The Triassic kraken revisited

Triassic kraken

Shonisaurus vertebrae arranged in rows compared with the suckers of a modern octopus, from McMenamin (2012) and Wikimedia Commons (Betty Wills, CC BY-SA 4.0) respectively.

A decade ago, Mark McMenamin created one of the most notorious hypotheses in paleontology – the Triassic kraken. It was initially published as an abstract at a GSA meeting (McMenamin & Schulte McMenamin, 2011), which was followed by a magazine article (McMenamin, 2012), another GSA abstract (McMenamin & Schulte McMenamin, 2013), and a book chapter (McMenamin, 2016). McMenamin speculated that accumulations of the Late Triassic ichthyosaur Shonisaurus at Berlin-Ichthyosaur State Park in Nevada were caused by a giant, intelligent cephalopod. His main evidence was the arrangement of the Shonisaurus vertebrae in double rows, which he thought mimicked cephalopod suckers. According to him, the kraken had organized the vertebrae as a form of self-portrait.

The Triassic kraken was widely criticized by scientists online (Black, 2011; Myers, 2011; Prothero, 2011). They focused on taphonomic explanations for the vertebral orientation and the lack of any remains from the kraken itself. However, they did not point out how this hypothesis contradicts what is known about cephalopod evolution in the fossil record. McMenamin postulated that the kraken is a member of the subclass Coleoidea, which includes all cephalopods with internal shells. Coleoids are divided into two superorders, the 8-armed Octobrachia (octopuses, vampire squids, and relatives) and 10-armed Decabrachia (squids, cuttlefishes, and relatives). Coleoids have two types of sucker arrangements, uniserial (one row) and biserial (two rows), the latter of which was proposed for the kraken.

Belemnite suckers

Preserved uniserial suckers in the belemnites Belemnotheutis antiquus (left) and Acanthoteuthis sp. (right), from Donovan & Crane (1992) and Fuchs et al. (2010) respectively.

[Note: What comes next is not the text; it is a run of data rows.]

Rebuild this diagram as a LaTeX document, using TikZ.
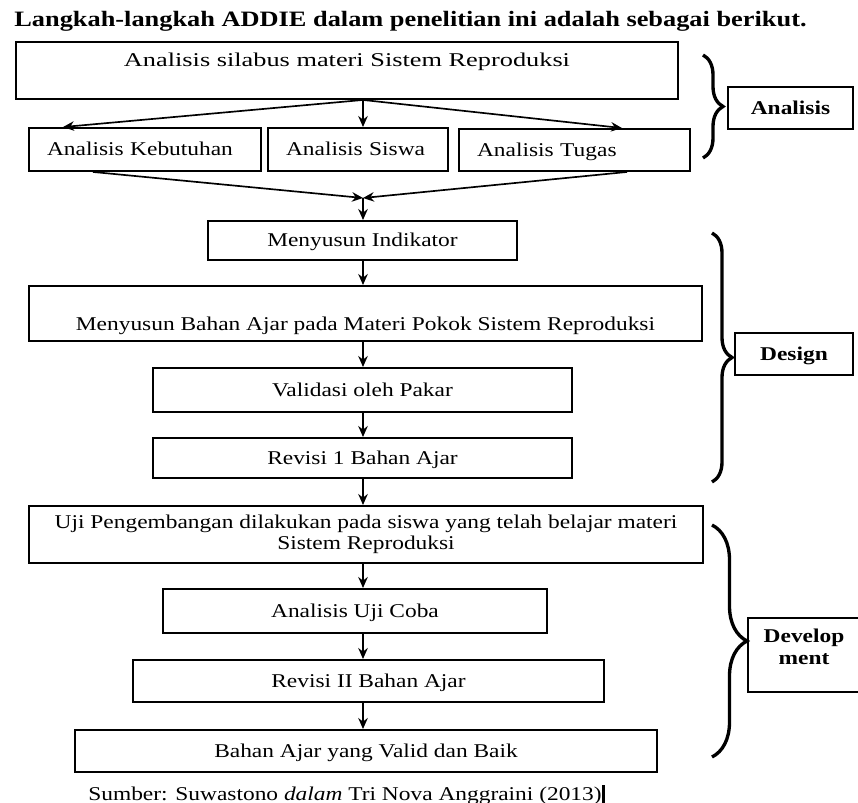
\documentclass[tikz,border=0pt]{standalone}
\usepackage{fontspec}
\setmainfont{Liberation Serif}[FakeStretch=1.2]
\usetikzlibrary{arrows.meta,calc,decorations.pathreplacing}

\begin{document}
\begin{tikzpicture}[x=0.02cm,y=-0.02cm,
  stage/.style={rectangle,draw,line width=1.1pt,font=\fontsize{11.1}{12.5}\selectfont,
    align=center,inner sep=0pt,text height=0.32cm,text depth=0.06cm},
  sub/.style={stage,align=left,inner xsep=0.36cm},
  tag/.style={stage,font=\fontsize{11.1}{12.5}\selectfont\bfseries},
  arr/.style={-{Stealth[length=0.22cm,width=0.19cm]},line width=0.95pt},
  phase/.style={decorate,decoration={brace,amplitude=#1},line width=1.9pt},
]
  \useasboundingbox (0,0) rectangle (858,803);
  \node[anchor=base west,inner sep=0pt,font=\fontsize{12.5}{15}\selectfont\bfseries] (title) at (14,27)
    {Langkah-langkah ADDIE dalam penelitian ini adalah sebagai berikut.};

  \node[stage,minimum width=13.24cm,minimum height=1.14cm,text depth=0.46cm] (silabus) at (347,70.5)
    {\addfontfeatures{FakeStretch=1.35}Analisis silabus materi Sistem Reproduksi};
  \node[sub,minimum width=4.64cm,minimum height=0.86cm,text width=3.92cm] (kebutuhan) at (145,149.5)
    {Analisis Kebutuhan};
  \node[sub,minimum width=3.60cm,minimum height=0.86cm,text width=2.88cm] (siswa) at (358,149.5)
    {Analisis Siswa};
  \node[sub,minimum width=4.62cm,minimum height=0.84cm,text width=3.90cm] (tugas) at (574.5,150)
    {Analisis Tugas};
  \coordinate (split) at ([xshift=0.32cm]silabus.south);
  \coordinate (merge) at (363,198);

  \node[stage,minimum width=6.18cm,minimum height=0.78cm] (indikator) at (362.5,240.5)
    {Menyusun Indikator};
  \node[stage,minimum width=13.46cm,minimum height=1.10cm,text height=0.76cm] (bahan) at (365.5,313.5)
    {Menyusun Bahan Ajar pada Materi Pokok Sistem Reproduksi};
  \node[stage,minimum width=8.38cm,minimum height=0.88cm] (validasi) at (362.5,390)
    {Validasi oleh Pakar};
  \node[stage,minimum width=8.38cm,minimum height=0.80cm] (revisi1) at (362.5,458)
    {Revisi 1 Bahan Ajar};
  \node[stage,minimum width=13.48cm,minimum height=1.14cm,text height=0.68cm] (uji) at (366,534.5)
    {Uji Pengembangan dilakukan pada siswa yang telah belajar materi\\Sistem Reproduksi};
  \node[stage,minimum width=7.68cm,minimum height=0.88cm] (ujicoba) at (355,611)
    {Analisis Uji Coba};
  \node[stage,minimum width=9.42cm,minimum height=0.84cm] (revisi2) at (368.5,681)
    {Revisi II Bahan Ajar};
  \node[stage,minimum width=11.64cm,minimum height=0.84cm] (akhir) at (366,751)
    {Bahan Ajar yang Valid dan Baik};
  \node[anchor=base west,inner sep=0pt,font=\fontsize{11.1}{12.5}\selectfont] (sumber) at (88,800)
    {Sumber: Suwastono \textit{dalam} Tri Nova Anggraini (2013)\rule[-0.1cm]{0.06cm}{0.4cm}};

  \draw[arr] (split) -- ([xshift=-1.64cm]kebutuhan.north);
  \draw[arr] (split) -- (split |- siswa.north);
  \draw[arr] (split) -- ([xshift=0.95cm]tugas.north);
  \draw[arr] ([xshift=-1.04cm]kebutuhan.south) -- (merge);
  \draw[arr] ([xshift=1.05cm]tugas.south) -- (merge);
  \draw[arr] (merge) -- (merge |- indikator.north);
  \draw[arr] (indikator.south -| merge) -- (bahan.north -| merge);
  \draw[arr] (bahan.south -| merge) -- (validasi.north -| merge);
  \draw[arr] (validasi.south -| merge) -- (revisi1.north -| merge);
  \draw[arr] (revisi1.south -| merge) -- (uji.north -| merge);
  \draw[arr] (uji.south -| merge) -- (ujicoba.north -| merge);
  \draw[arr] (ujicoba.south -| merge) -- (revisi2.north -| merge);
  \draw[arr] (revisi2.south -| merge) -- (akhir.north -| merge);

  \draw[phase=0.4cm] (703,55) -- (703,158);
  \draw[phase=0.4cm] (712,233) -- (712,482);
  \draw[phase=0.7cm] (712,525) -- (712,757);
  \node[tag,minimum width=2.50cm,minimum height=0.84cm] (analisis) at (790.5,108) {Analisis};
  \node[tag,minimum width=2.36cm,minimum height=0.84cm] (design) at (794,354) {Design};
  \node[tag,minimum width=2.24cm,minimum height=1.48cm,text height=0.42cm] (development) at (804,655)
    {Develop\\ment};
\end{tikzpicture}
\end{document}
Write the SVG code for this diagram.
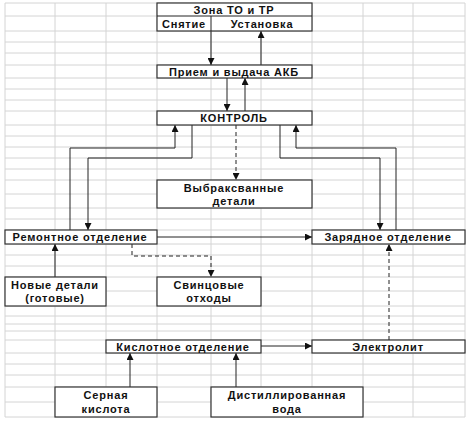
<svg xmlns="http://www.w3.org/2000/svg" width="467" height="428" viewBox="0 0 467 428">
<style>
.grid line{stroke:#d4d4d4;stroke-width:1}
.box{fill:#fff;stroke:#333;stroke-width:1.2}
.t{font-family:"Liberation Sans",Arial,sans-serif;font-weight:bold;font-size:11px;fill:#111;text-anchor:middle;letter-spacing:0.8px}
.c{fill:none;stroke:#222;stroke-width:1}
.d{fill:none;stroke:#222;stroke-width:1;stroke-dasharray:4,3}
</style>
<defs>
<marker id="ah" viewBox="0 0 10 10" refX="10" refY="5" markerWidth="7" markerHeight="7" markerUnits="userSpaceOnUse" orient="auto"><path d="M0,0 L10,5 L0,10 z" fill="#111"/></marker>
</defs>
<rect width="467" height="428" fill="#fff"/>
<g class="grid">
<line x1="5" y1="3" x2="5" y2="417"/><line x1="55" y1="3" x2="55" y2="417"/><line x1="106" y1="3" x2="106" y2="417"/><line x1="157" y1="3" x2="157" y2="417"/><line x1="211" y1="3" x2="211" y2="417"/><line x1="261" y1="3" x2="261" y2="417"/><line x1="312" y1="3" x2="312" y2="417"/><line x1="363" y1="3" x2="363" y2="417"/><line x1="413" y1="3" x2="413" y2="417"/><line x1="465" y1="3" x2="465" y2="417"/>
<line x1="5" y1="3" x2="465" y2="3"/><line x1="5" y1="16" x2="465" y2="16"/><line x1="5" y1="31" x2="465" y2="31"/><line x1="5" y1="42" x2="465" y2="42"/><line x1="5" y1="53" x2="465" y2="53"/><line x1="5" y1="65" x2="465" y2="65"/><line x1="5" y1="78" x2="465" y2="78"/><line x1="5" y1="89" x2="465" y2="89"/><line x1="5" y1="100" x2="465" y2="100"/><line x1="5" y1="111" x2="465" y2="111"/><line x1="5" y1="125" x2="465" y2="125"/><line x1="5" y1="136" x2="465" y2="136"/><line x1="5" y1="147" x2="465" y2="147"/><line x1="5" y1="158" x2="465" y2="158"/><line x1="5" y1="169" x2="465" y2="169"/><line x1="5" y1="180" x2="465" y2="180"/><line x1="5" y1="194" x2="465" y2="194"/><line x1="5" y1="208" x2="465" y2="208"/><line x1="5" y1="219" x2="465" y2="219"/><line x1="5" y1="230" x2="465" y2="230"/><line x1="5" y1="244" x2="465" y2="244"/><line x1="5" y1="255" x2="465" y2="255"/><line x1="5" y1="266" x2="465" y2="266"/><line x1="5" y1="277" x2="465" y2="277"/><line x1="5" y1="291" x2="465" y2="291"/><line x1="5" y1="306" x2="465" y2="306"/><line x1="5" y1="316" x2="465" y2="316"/><line x1="5" y1="324" x2="465" y2="324"/><line x1="5" y1="331" x2="465" y2="331"/><line x1="5" y1="340" x2="465" y2="340"/><line x1="5" y1="353" x2="465" y2="353"/><line x1="5" y1="364" x2="465" y2="364"/><line x1="5" y1="375" x2="465" y2="375"/><line x1="5" y1="387" x2="465" y2="387"/><line x1="5" y1="402" x2="465" y2="402"/><line x1="5" y1="417" x2="465" y2="417"/>
</g>
<g id="connectors">
<path class="c" d="M211,31 V65" marker-end="url(#ah)"/>
<path class="c" d="M261,65 V31" marker-end="url(#ah)"/>
<path class="c" d="M227,78 V111" marker-end="url(#ah)"/>
<path class="c" d="M245,111 V78" marker-end="url(#ah)"/>
<path class="c" d="M70,230 V148 H175 V125" marker-end="url(#ah)"/>
<path class="c" d="M192,125 V158 H88 V230" marker-end="url(#ah)"/>
<path class="c" d="M280,125 V158 H380 V230" marker-end="url(#ah)"/>
<path class="c" d="M396,230 V148 H296 V125" marker-end="url(#ah)"/>
<path class="d" d="M236,125 V180" marker-end="url(#ah)"/>
<path class="c" d="M157,237 H312" marker-end="url(#ah)"/>
<path class="d" d="M132,244 V256 H211 V277" marker-end="url(#ah)"/>
<path class="c" d="M55,277 V244" marker-end="url(#ah)"/>
<path class="d" d="M389,340 V244" marker-end="url(#ah)"/>
<path class="c" d="M261,346 H312" marker-end="url(#ah)"/>
<path class="c" d="M130,387 V353" marker-end="url(#ah)"/>
<path class="c" d="M236,387 V353" marker-end="url(#ah)"/>
</g>
<g id="zona">
<rect class="box" x="157" y="3" width="155" height="28"/>
<line class="c" x1="157" y1="16" x2="312" y2="16" stroke="#333"/>
<line class="c" x1="211" y1="16" x2="211" y2="31" stroke="#333"/>
<text class="t" x="234" y="13.5">Зона ТО и ТР</text>
<text class="t" x="184" y="28">Снятие</text>
<text class="t" x="262" y="28">Установка</text>
</g>
<g id="priem"><rect class="box" x="157" y="65" width="155" height="13"/><text class="t" x="234" y="75.5">Прием и выдача АКБ</text></g>
<g id="kontrol"><rect class="box" x="157" y="111" width="155" height="14"/><text class="t" x="234" y="122">КОНТРОЛЬ</text></g>
<g id="vybrak"><rect class="box" x="157" y="180" width="155" height="28"/><text class="t" x="234" y="192">Выбраксванные</text><text class="t" x="234" y="205">детали</text></g>
<g id="remont"><rect class="box" x="5" y="230" width="152" height="14"/><text class="t" x="80" y="241">Ремонтное отделение</text></g>
<g id="zaryad"><rect class="box" x="312" y="230" width="153" height="14"/><text class="t" x="388" y="241">Зарядное отделение</text></g>
<g id="novye"><rect class="box" x="5" y="277" width="101" height="29"/><text class="t" x="55" y="289">Новые детали</text><text class="t" x="55" y="302">(готовые)</text></g>
<g id="svinec"><rect class="box" x="157" y="277" width="104" height="29"/><text class="t" x="209" y="289">Свинцовые</text><text class="t" x="209" y="302">отходы</text></g>
<g id="kislot"><rect class="box" x="106" y="340" width="155" height="13"/><text class="t" x="183" y="350.5">Кислотное отделение</text></g>
<g id="elektrolit"><rect class="box" x="312" y="340" width="153" height="13"/><text class="t" x="388" y="350.5">Электролит</text></g>
<g id="sernaya"><rect class="box" x="55" y="387" width="102" height="30"/><text class="t" x="106" y="399">Серная</text><text class="t" x="106" y="413">кислота</text></g>
<g id="distil"><rect class="box" x="211" y="387" width="152" height="30"/><text class="t" x="287" y="399">Дистиллированная</text><text class="t" x="287" y="413">вода</text></g>
</svg>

There is a vital question that McMenamin entirely overlooked: did Late Triassic coleoids actually have biserial suckers? While he compared the arrangement of Shonisaurus vertebrae to modern coleoid suckers, he did not examine any fossil taxa. The only coleoids currently known from the Late Triassic are the orders Belemnitida and Phragmoteuthida, which are basal decabrachians (Iba et al., 2012; Fuchs & Donovan, 2018), and Prototeuthidina, which are basal octobrachians (Schweigert & Fuchs, 2012). The Jurassic belemnites Belemnotheutis and Acanthoteuthis have preserved uniserial suckers (Donovan & Crane, 1992; Fuchs et al., 2010), so Triassic species likely had them as well. Arms have not yet been found in phragmoteuthids, but given their close relationship to belemnites they probably also had uniserial suckers.

Plesioteuthis suckers

Preserved uniserial suckers in Plesioteuthis prisca, from Bandel & Leich (1986) and Donovan & Fuchs (2016) respectively.

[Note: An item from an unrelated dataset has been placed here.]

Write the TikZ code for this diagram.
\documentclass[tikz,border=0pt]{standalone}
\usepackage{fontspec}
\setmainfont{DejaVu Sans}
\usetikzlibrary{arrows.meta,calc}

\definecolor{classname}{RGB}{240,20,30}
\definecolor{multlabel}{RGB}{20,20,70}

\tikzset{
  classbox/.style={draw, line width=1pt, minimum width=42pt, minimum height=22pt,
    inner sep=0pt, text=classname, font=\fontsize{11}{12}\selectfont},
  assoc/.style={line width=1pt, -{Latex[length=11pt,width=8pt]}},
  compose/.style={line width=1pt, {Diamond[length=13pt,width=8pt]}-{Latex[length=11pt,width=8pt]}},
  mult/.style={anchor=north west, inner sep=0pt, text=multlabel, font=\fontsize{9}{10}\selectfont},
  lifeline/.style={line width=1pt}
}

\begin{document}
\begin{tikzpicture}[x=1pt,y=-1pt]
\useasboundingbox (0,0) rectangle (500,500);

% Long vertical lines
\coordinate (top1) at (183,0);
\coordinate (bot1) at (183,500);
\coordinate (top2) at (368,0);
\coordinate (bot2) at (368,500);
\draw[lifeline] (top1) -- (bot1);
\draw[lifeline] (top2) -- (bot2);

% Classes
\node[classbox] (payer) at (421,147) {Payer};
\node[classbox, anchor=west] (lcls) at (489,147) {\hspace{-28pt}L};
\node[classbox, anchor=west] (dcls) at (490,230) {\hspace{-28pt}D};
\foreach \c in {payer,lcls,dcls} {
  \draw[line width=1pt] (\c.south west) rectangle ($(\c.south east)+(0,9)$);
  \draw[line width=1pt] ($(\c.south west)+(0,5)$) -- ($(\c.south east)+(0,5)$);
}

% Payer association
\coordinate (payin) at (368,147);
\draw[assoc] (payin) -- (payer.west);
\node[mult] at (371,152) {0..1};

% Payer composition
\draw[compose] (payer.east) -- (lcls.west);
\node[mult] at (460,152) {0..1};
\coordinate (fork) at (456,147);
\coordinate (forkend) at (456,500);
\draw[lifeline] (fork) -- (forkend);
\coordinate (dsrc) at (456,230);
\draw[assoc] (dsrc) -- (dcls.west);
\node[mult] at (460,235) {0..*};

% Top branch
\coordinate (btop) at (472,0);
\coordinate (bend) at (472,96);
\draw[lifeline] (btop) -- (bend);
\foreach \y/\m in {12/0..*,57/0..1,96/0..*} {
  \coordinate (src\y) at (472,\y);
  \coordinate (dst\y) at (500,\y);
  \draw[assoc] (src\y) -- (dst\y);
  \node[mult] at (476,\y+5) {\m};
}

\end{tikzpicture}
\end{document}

In prototeuthids, the Jurassic Plesioteuthis, Rhomboteuthis and Romaniteuthis have preserved uniserial suckers (Bandel & Leich, 1986; Donovan & Fuchs, 2016). Thus, none of the coleoids that lived in the Late Triassic would have had biserial suckers. The presence of uniserial suckers in both basal decabrachians and basal octobrachians suggests that this condition was ancestral to Coleoidea. It also suggests that biserial suckers in extant decabrachians and octobrachians were evolved independently of each other. While it is not impossible that an unknown lineage of coleoids evolved biserial suckers in the Late Triassic, there is nothing to support this. The resemblance of the Shonisaurus vertebrae to suckers is completely coincidental, which eliminates the core evidence of McMenamin’s hypothesis.

Cephalopod size comp

A size comparison between the Triassic kraken and some of the largest cephalopods. The Endoceras and Enchoteuthis silhouettes are my own, while the Architeuthis/kraken silhouette is modified from Jereb & Roper (2010).

Additionally, McMenamin’s conjectural length of 30 meters for the kraken conflicts with both extinct and extant cephalopod sizes. The Triassic coleoids were all small (total length <1 m) and the first large ones did not appear until the Cretaceous. The Cretaceous Enchoteuthis is the longest extinct coleoid, yet the largest specimen only has an estimated total length of 2.96 m (see this post). The largest specimen of the longest extinct cephalopod, Endoceras, has an estimated shell length of 5.73 m (see this post). The longest extant coleoid (and cephalopod of all time) is the giant squid Architeuthis dux, the largest specimen of which has an estimated total length of 15.66 m (Romanov et al., 2018). All of these pale in comparison to the kraken, which would increase the maximum length of cephalopods by 92%. Simply put, this extreme size is highly implausible.

Given the lack of physical proof, the Triassic kraken belongs more in the realm of cryptozoology than paleontology. It has some parallels with (and may have been influenced by) the supergiant squids discussed by cryptozoologist Bernard Heuvelmans. Heuvelmans (1965/1968) suggested that there were squids up to 91 m long (!) living in the deep oceans. He connected them with the Norse legends of the kraken, which was also the namesake of McMenamin’s creation. His evidence was just as dubious, consisting of anecdotal reports of severed squid arms found in sperm whale stomachs and sucker marks on their skin. His methods of estimating length from these remains were flawed and, if the accounts were true, the squids would have been far smaller (McCormick, 2007).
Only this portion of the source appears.